Also the fact that we aren't always fighting a fire, we are training, maintaining equipment, cleaning, cooking, studying....or whatever.

It made me laugh, entertained me, and even choked me up a little. That's good enough in my book.


----------



## hatcityhosehauler (Feb 13, 2004)

Anyone know if it is fiction, or based on a true story?

Tim


----------



## NDJollyMon (Aug 22, 2003)

I think it's all fiction.

Here is the site:

Ladder 49 Site?

Turn on your speakers!


----------



## CamperAndy (Aug 26, 2004)

Jolly - They did show the call for the burnt toast at the house where the woman had that nice little dog (not)







. They concentrated on the tension of the job and some of the humor around the fire house but they did stay away from the mundane day to day stuff. Its hard to put 12 to 15 years into an 2 hour movie.


----------



## hatcityhosehauler (Feb 13, 2004)

Funny you should direct me to the site. I went there after I posted the last question, then stopped back here to check on things before going to bed. It looks like they put an effort into getting things right. Now, I have to go find out when it's playing at th Loew's Theater.
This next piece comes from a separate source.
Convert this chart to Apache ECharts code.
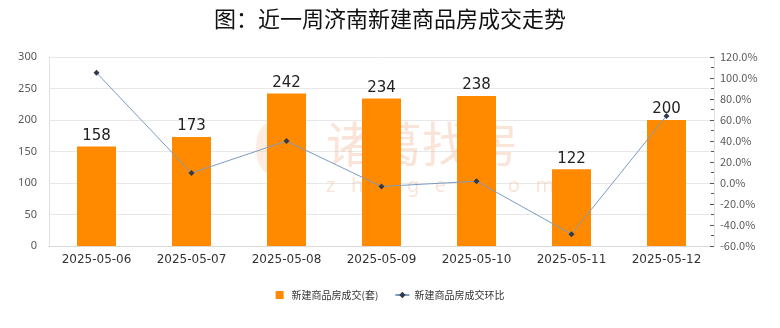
<!DOCTYPE html>
<html><head><meta charset="utf-8">
<script src="https://cdn.jsdelivr.net/npm/echarts@6/dist/echarts.min.js"></script>
<style>html,body{margin:0;padding:0;background:#fff}#c{width:780px;height:328px}</style>
</head><body><div id="c"></div>
<script>
const categories = ['2025-05-06','2025-05-07','2025-05-08','2025-05-09','2025-05-10','2025-05-11','2025-05-12'];
const deals = [158, 173, 242, 234, 238, 122, 200];
const ratio = [105.0, 9.5, 39.9, -3.3, 1.7, -48.7, 63.9];
const leftTicks = {min: 0, max: 300, interval: 50};
const rightTicks = {min: -60, max: 120, interval: 20};
const seriesNames = ['新建商品房成交(套)', '新建商品房成交环比'];
const titleText = '图：近一周济南新建商品房成交走势';

const chart = echarts.init(document.getElementById('c'));
chart.setOption({
  backgroundColor: '#fff',
  animation: false,
  title: {text: titleText, left: 'center', top: 3,
    textStyle: {fontFamily: 'Noto Sans CJK SC', fontSize: 22, fontWeight: 'normal', color: '#111'}},
  graphic: [
    {type: 'ellipse', left: 256, top: 122, z: 1, silent: true,
      shape: {cx: 0, cy: 0, rx: 15, ry: 26},
      style: {fill: 'rgba(245,200,170,0.35)'}},
    {type: 'text', left: 326, top: 120, z: 1, silent: true,
      style: {text: '诸葛找房', fontSize: 48, fontFamily: 'Noto Sans CJK SC', fill: 'rgba(240,190,160,0.42)', letterSpacing: 4}},
    {type: 'text', left: 326, top: 176, z: 1, silent: true,
      style: {text: 'z   h   u   g   e   .   c   o   m', fontSize: 20, fontFamily: 'Noto Sans', fill: 'rgba(240,190,160,0.42)'}}
  ],
  legend: {bottom: 23, left: 'center', itemGap: 16, itemWidth: 14, itemHeight: 8,
    textStyle: {fontFamily: 'Noto Sans CJK SC', fontSize: 10, color: '#333'},
    data: [{name: seriesNames[0], icon: 'path://M0,0h8v8h-8z'}, {name: seriesNames[1]}]},
  grid: {left: 49, right: 66, top: 57, bottom: 82},
  xAxis: {type: 'category', data: categories,
    axisLine: {lineStyle: {color: '#d9d9d9'}}, axisTick: {show: false},
    axisLabel: {color: '#333', fontSize: 12, fontFamily: 'DejaVu Sans', margin: 8}},
  yAxis: [
    {type: 'value', min: leftTicks.min, max: leftTicks.max, interval: leftTicks.interval,
      axisLine: {show: true, lineStyle: {color: '#e0e0e0'}}, axisTick: {show: false},
      axisLabel: {color: '#595959', fontSize: 11, fontFamily: 'Noto Sans', margin: 12},
      splitLine: {lineStyle: {color: '#e8e8e8'}}},
    {type: 'value', min: rightTicks.min, max: rightTicks.max, interval: rightTicks.interval,
      axisLine: {show: true, lineStyle: {color: '#e0e0e0'}},
      axisTick: {show: true, inside: true, length: 4, lineStyle: {color: '#595959'}},
      minorTick: {show: true, splitNumber: 2, length: 3, lineStyle: {color: '#595959'}},
      axisLabel: {color: '#595959', fontSize: 11, fontFamily: 'Noto Sans CJK SC', margin: 6,
        formatter: v => v.toFixed(1) + '%'},
      splitLine: {show: false}}
  ],
  series: [
    {name: seriesNames[0], type: 'bar', data: deals, barWidth: 39, z: 2,
      itemStyle: {color: '#FF8A00'},
      label: {show: true, position: 'top', distance: 3, color: '#222', fontSize: 15, fontFamily: 'DejaVu Sans'}},
    {name: seriesNames[1], type: 'line', yAxisIndex: 1, data: ratio, z: 3,
      symbol: 'diamond', symbolSize: 6,
      lineStyle: {color: '#7B9CC4', width: 1},
      itemStyle: {color: '#2F3B4A'}}
  ]
});
</script></body></html>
Not this week though, as I in on days starting Tuesday, and we're doing HM training all three days. The department is training everyone to the Technician level, and they chose October to do it in. We will be doing the class while on duty, so in between calls, we will be sitting in class all day. And we are also supposed to service test all the hose in the department this month. Kinda makes you wonder if the left hand ever knows what the right hand is doing.

Tim


----------



## NDJollyMon (Aug 22, 2003)

Tee Hee! We just tested our hose. Fire Prevention Week is soon, and we've been very busy with calls. I have an EMT refresher coming this month, and maybe a HM IC class.


----------



## CamperAndy (Aug 26, 2004)

hatcityhosehauler - I saw a thread that may help you get the right hand to know what the left is doing. Something about a Palm Pilot







.


----------



## rmcculloch (Aug 21, 2004)

I saw it last night, it was a pretty good movie. I didn't think it was great, but it was entertaining. They definately got station life down pretty good, and gave me some great ideas for the probies. The fire scenes were more realistic than Backdraft, but still not quite there, but who wants to watch a black screen for 2 hours. Go check it out. Oh and according to my Captain, that high angle rescue from the top of a building was based on an actual rescue that FDNY did a few years ago, that's pretty amazing!!!


----------



## NDJollyMon (Aug 22, 2003)

rm...
Where are you ff?

We did pick-offs from windows in Rescue School. Never had to do it in real life, but I've rappelled into a ICBM missle silo to save a guy. Not fun.


----------



## GlenninTexas (Aug 11, 2004)

Seems like a lot of firefighters on this site. Anyone have a count?

I'm a volunteer FF since 1998, so I guess that counts for maybe half credit. More than half our call outs are MVAs, very few structure fires thank goodness.

Regards, Glenn


----------



## NDJollyMon (Aug 22, 2003)

OK...someone make a poll!


----------



## dmbcfd (Sep 8, 2004)

I would like to know how many of us are here. I've been e-mailing Hatcity a little, since we live in neighboring states. Sorry for the short letter last time, Tim, but my life is not really my own. It belongs to my wife, kids, dog, boss......


----------



## hatcityhosehauler (Feb 13, 2004)

> It belongs to my wife, kids, dog, boss......


Same here.

Tim


----------



## hatcityhosehauler (Feb 13, 2004)

Everyone look for new poll in "Off topic discussion"

Tim


----------